Book smarts will take you a long way. Street smarts will take you further.

Candidate resumes only ever tell half of the story. The job-specific knowledge and abilities that fill CVs – known as hard skills – certainly give insight into the candidate’s experience and capabilities. But the question remains; how do they go about applying all of these book smarts?

An understanding of the candidate’s soft skills will help you paint a more complete picture. Soft skills are those that aren’t learned from textbooks – rather they’re a set of personal attributes, developed over time, that allow a candidate to work well with other people. We’re talking things like the ability to collaborate, negotiate, and adapt to changing circumstances – otherwise known as street smarts.

Modern recruiters know that soft skills are incredibly important. According to this iCIMS survey, 94% of recruiting professionals believe an employee with stronger soft skills has a better chance of being promoted than an employee with more experience but weaker soft skills.

Identifying hard skills is an important part of a recruiter’s job, and analyzing resumes is always the first step in filling any position. But when it comes to the crunch – where you need to pick the best of the best from a pool of qualified candidates – understanding and identifying soft skills is key to finding the perfect hire.

So which soft skills should a recruiter be on the lookout for? Here are seven that’ll separate the great candidates from the good.

1. Time Management

How well does the candidate plan out his or her day? Being efficient, effective and knowing how to prioritize tasks all fall under the umbrella of time management – an incredibly important soft skill in any profession that pulls you in multiple directions at once. Time management becomes more important in smaller workplaces, where the responsibilities of each employee are generally broader. Bad time management skills can quickly bleed into all areas of an employee’s work, as the stresses and strains of constantly falling behind begin to mount.

2. Problem Solving

If put in a tricky situation, will a candidate sink or swim? Problem-solving skills are important in most jobs, particularly those with added responsibility, like leadership roles.
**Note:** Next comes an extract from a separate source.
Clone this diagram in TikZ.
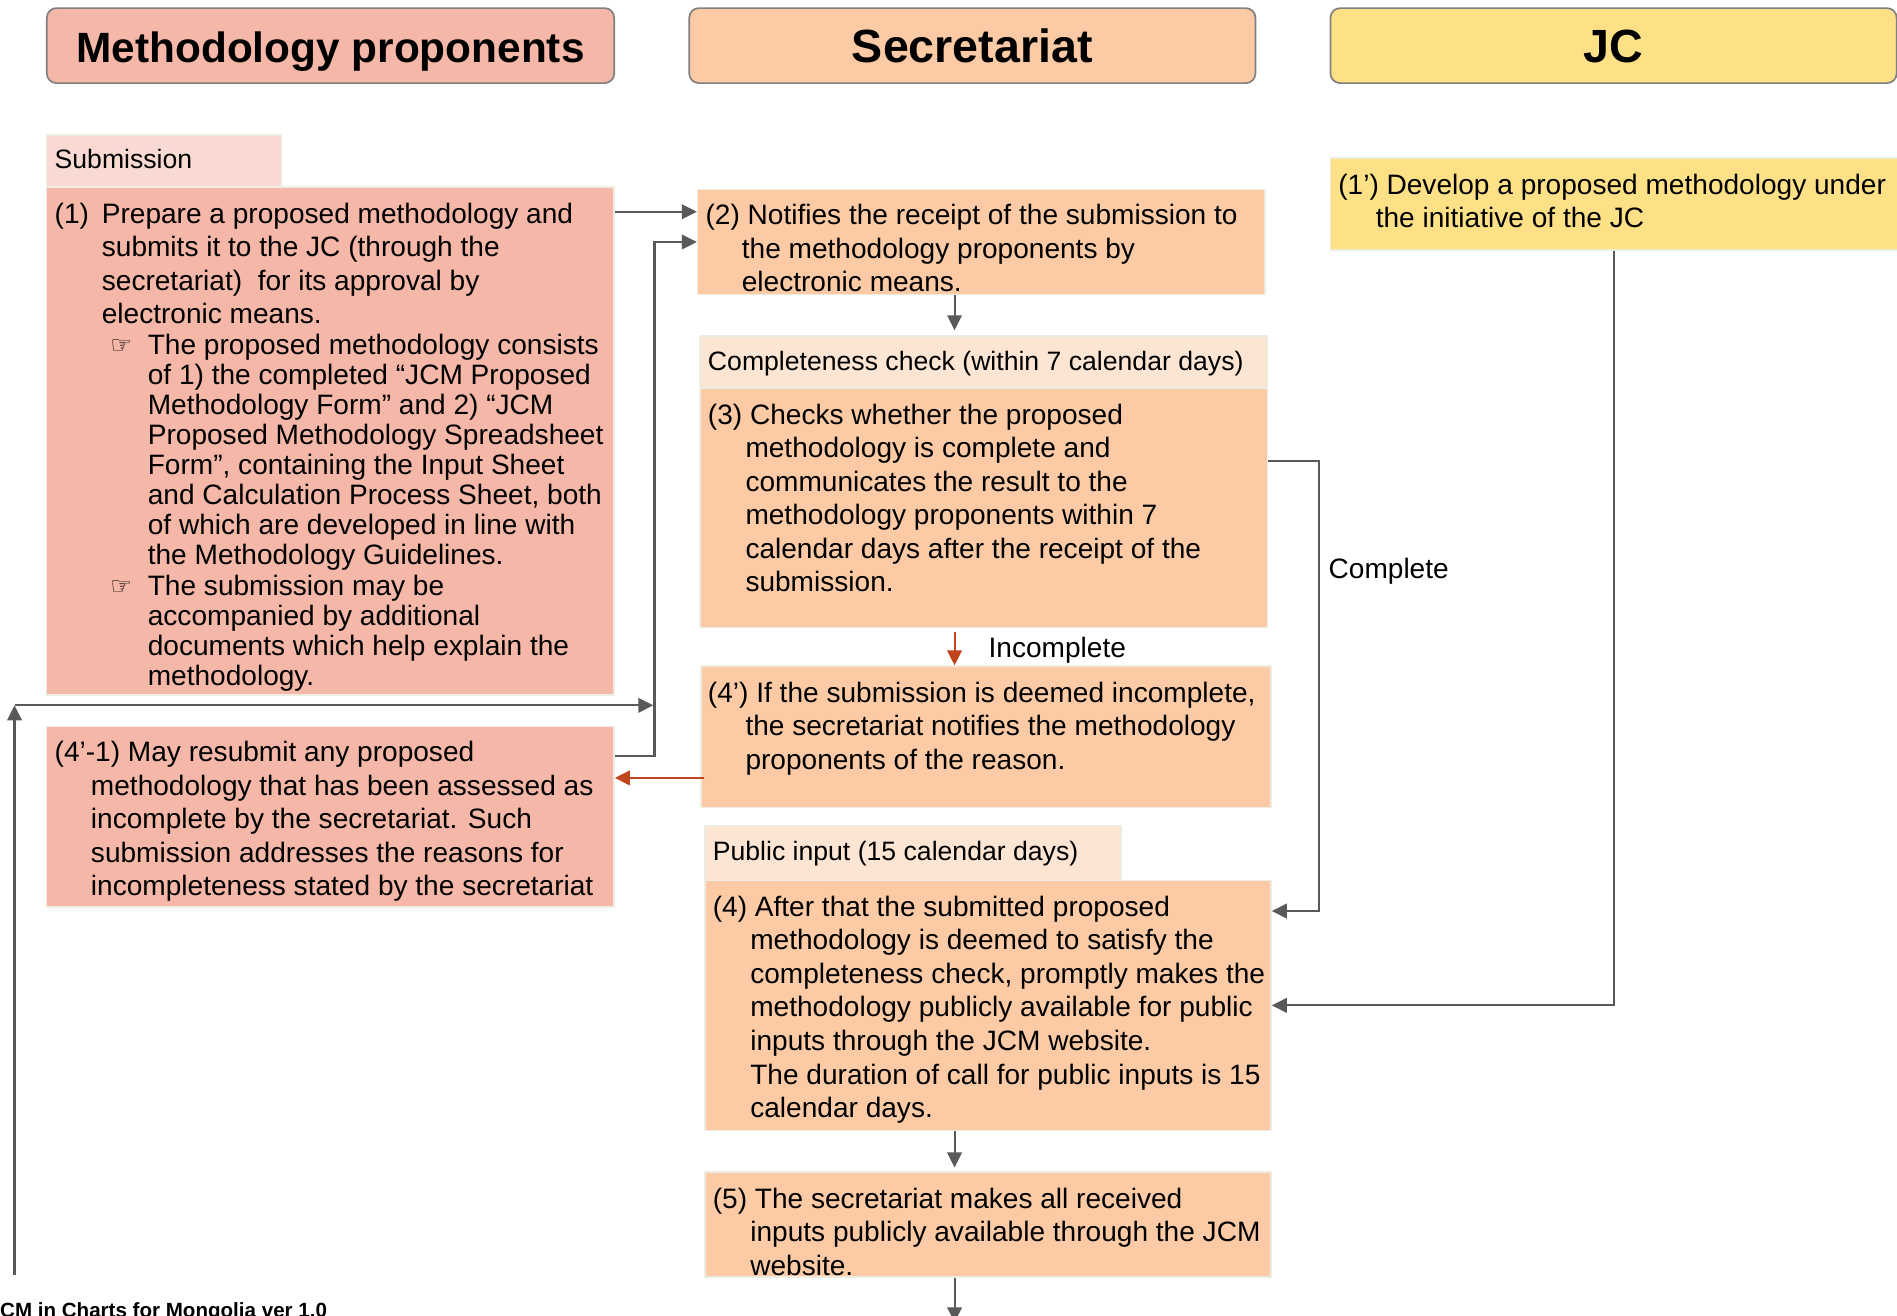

The iCIMS survey found that problem-solving skills were the most sought-after soft skills by recruiters looking for quality candidates, with 62% explicitly stating that they look for candidates who are elite in this department.

3. Adaptability

Does a shift in circumstances make a candidate uncomfortable? Can they handle anything that’s thrown at them? Adaptability is particularly important in today’s workplace, where new technology and ways of working are constantly being examined in the search for a competitive edge. Entry-level positions will usually be the ones that require the greatest adaptability, as the candidate must come to understand everything that’s expected of them in the role.

4. Accountability

Nothing is more detrimental to office harmony than an employee who doesn’t demonstrate personal accountability. The blame game is played, and the employee quickly falls into a victim’s mindset, choosing to focus on self-pity rather than a solution. An accountable employee knows that failures are a part of the job and provide the perfect opportunity to learn. Adaptability and accountability make for a serious soft skills combo.

5. Enthusiasm

Many top recruiters believe that the single most important indicator of a great candidate is their enthusiasm. If a candidate is genuinely excited about a role, they’ll tend to work harder than anyone else, and they’ll do so with a smile on their face. Enthusiasm indicates a passion and drive and is found in loyal, engaged employees who are a positive influence on other team members. Enthusiasm should always trump experience if a choice needs to be made between the two.

6. Communication

In some ways, the term ‘soft skills’ has become a synonym for communication skills, which are fundamental if a candidate is expected to work effectively and harmoniously on the job. Whether in writing, over the phone or face-to-face, the ability to clearly and succinctly deliver information to others will ensure that all team members are on the same page and that issues and opportunities are identified. It’s easy to get a read on a candidate’s communication skills during an interview, and those who demonstrate outstanding interpersonal abilities should be at the top of your list.

7. Empathy

Does your candidate have the ability to put themselves in another person’s shoes? Empathy is an often overlooked soft skill but can make all the difference in dealing with customers and maintaining office relationships. Unlike sympathy, which is simply feeling sorry for someone, empathy is about trying to feel what another person is feeling. By doing so you can better understand where that person is coming from, which makes working toward a mutually beneficial solution so much easier. Empathy can be the hardest soft skill to learn – many believe people either have it or they don’t – so identifying candidates who come with pre-packaged empathy is critical if you’re trying to find the best person for the job.

The qualifications and experience listed on a candidate’s resume only tell half of their story. To know whether they’ll be a good fit for a position, you’ll need a deeper understanding of their softer side; the one that can’t be printed on a sheet of paper.